Last week I received the free annual copies of my credit report. All three of the agencies listed two credit card accounts that my wife had opened before we were married. She added me as an authorized user later. So they do show up on the credit report with the previous payment history (before I was added as a user). Does this have an impact on the credit? I don’t know. Perhaps dauerbach can add the daughter as a user, and then after a few months the daughter can apply for her own card.
(OT to Balthisar - did you receive the e-mail I sent regarding the engineering forum? I sent it in response to your fluid flow question.)

No – well, maybe. I get soo much spam there that I don’t look too carefully. If you still have it in sent items, try my gmail – it’s my name here at gmail.com. Thanks!

No many banks where you are an authorised user reports the credit history on your credit report. I know Bank Of America does. That helped me out when I was nearly maxed out on my cards

(500 limit spending 300 a month then paying it off)

Was added as an AU to a card with a 10K limit and it reduced my overall utilization. You may want to look at www.creditboards.net

There doesn’t seem to be any standardization on the matter. My folks’ card certainly doesn’t report their AUs, because I’m still an AU on that card, and it’s never shown up on my report. (It would be beneficial if it did.)

So… my immigrant wife with no credit history in the USA actually does have a credit history? Even though I’ve never, ever supplied her SSN to any credit card company, and she’s just an authorized user? Actually, that would be very good news, especially if the account age is reported as being the age of my account.

But… how the heck does this work, and why? Let’s forget the fact that my wife is my wife. Let’s say that I make my next door neighbor an authorized user. This is just a convenience to me, like loaning him the card so I don’t have to go with him to buy his groceries. Why the hell should he benefit from my good credit? There can be absolutely no consequences to the authorized user if I default. I can make anyone I want an authorized user, and that person has no obligation to the bank to pay back. So why would the bank even want to report my good record on someone else’s credit record? What’s their possible motivation for this? It almost seems fraudulent, since that authorized user has absolutely nothing to do with the account whatsoever.

My roomate and I filled out applications on the capital one website our first year of college (in 2000). We listed our occupation as student, and added up the monthly allowance that our parents sent us and put the ammount in the annual income section.
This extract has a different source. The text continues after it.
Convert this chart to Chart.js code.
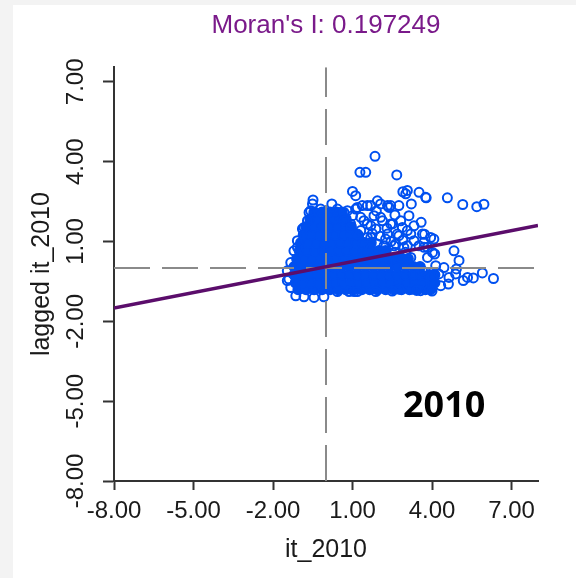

Both of us were approved.

Beware of Capital One.

Several years ago I co-signed for my daughter to get a credit card for her college education. She lost control of it and I had to take over.

My advice is that you put yourself in the position as her credit company. That way you at least have some control on your liability.

Good questions.
I got no answers on that.
By the way, there’s another risk here.
If someone has you on as an AU and then defaults on the card, it will actually HURT your credit. I’ve seen posts by people who had their mom add them to a card, and then wound up with a bankruptcy on their report… when they’d never been bankrupt.
On the opposite hand, I have a co-worker who put her 18-year-old son on her oldest Mastercard.
The kid had a 720 FICO score overnight, which would have gotten him a credit card if he’d had income.